1

Cases That May Be Removed

The state and federal court systems are separate from one another . In New York, State Supreme Court is a court of general jurisdiction, meaning it can take any kind of case. U.S. District Court is a court of limited jurisdiction, meaning it can take only the kinds of cases that Congress or the Constitution says it can take. Generally, federal trial courts handle only two kinds of cases: Cases that arise under U.S. law and cases where is "diversity of citizenship"; that is, where no plaintiff lives in the same state as any defendant. For determining the state of one's residence, a corporation is a resident of the state where it was incorporated as well as the state in where it has its principal place of business.

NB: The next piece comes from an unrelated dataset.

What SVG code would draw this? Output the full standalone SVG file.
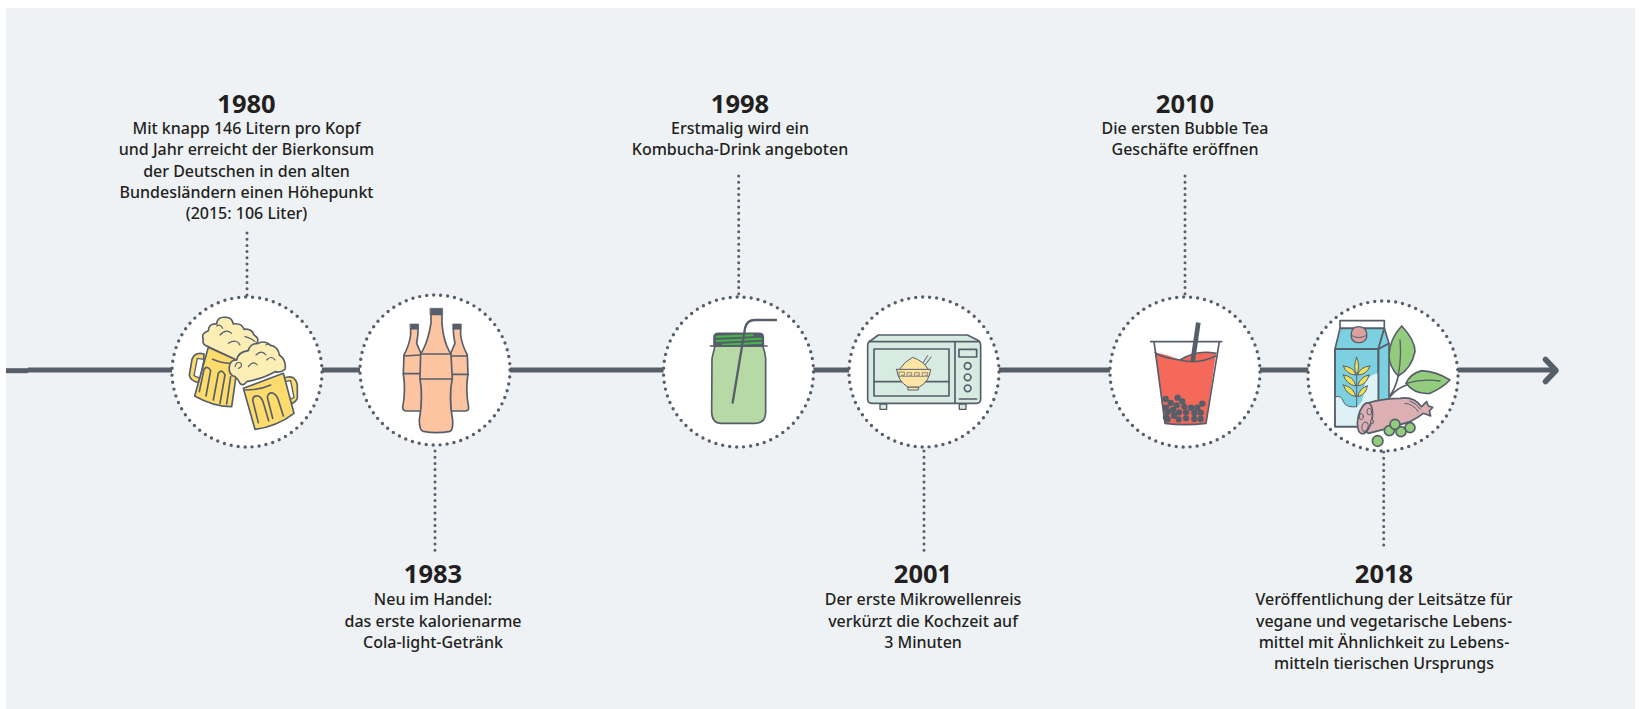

If there is complete "diversity," the action could have been brought in federal court. A case that could have been brought in federal court is (subject to certain exceptions) a case that may be removed from state court to federal court.

2

The Procedure to Remove a Case to Federal Court

The way it works is that the defendant can, within 30 days of being served with the original papers in the case, file a "Notice of Removal." That document is filed with the federal court, the state court, and the plaintiff's attorney. [The state court and the plaintiff's attorney will also get an additional document that informs them about the Notice of Removal]. The Notice of Removal is filed on behalf of all defendants, provided no defendant lives in the district to which the case is being removed. Upon filing, the Notice of Removal freezes the state court from taking further action on the matter. The case is then removed to the particular district in which the state court is located; thus, an action filed in Supreme Court, Kings County can be removed to U.S. District Court for the Eastern District of New York (which is to say, Brooklyn).

3

Specific Statutory Provisions

28 U.S. Code sec. 1441 provides general information about removal. It lets defendants remove a case to the federal court for the district where the action is pending in state court. A civil action based on the Constitution or federal law can be removed without regard to residence of the parties. The notice of removal is filed in federal court in the district and division where the case is pending. The notice must be signed, must state grounds for removal, and must include a copy of all papers served on defendant(s). It must be filed within 30 days after defendant(s) receives a copy of the initial pleading in the matter. If the action is not initially removable, but the complaint is later amended to make it removable, the 30-day period starts upon service of the amended pleading, motion, or other paper from which it may first be ascertained that the case is removable. Certain cases impose, however, a one-year limit from the commencement of the action.

4

What Happens After Removal?

After filing the notice of removal of a civil action, the defendants provide a copy of the notice to the clerk of the state court and all other parties, and the state court may take no further action on the case unless and until the action is remanded to the state court. Quite often, the plaintiff(s) will make a motion to "remand" the case back to state court, claiming in most such cases that there really were no adequate grounds for removal. The decision as to whether to send the case back to state court is made by the federal court.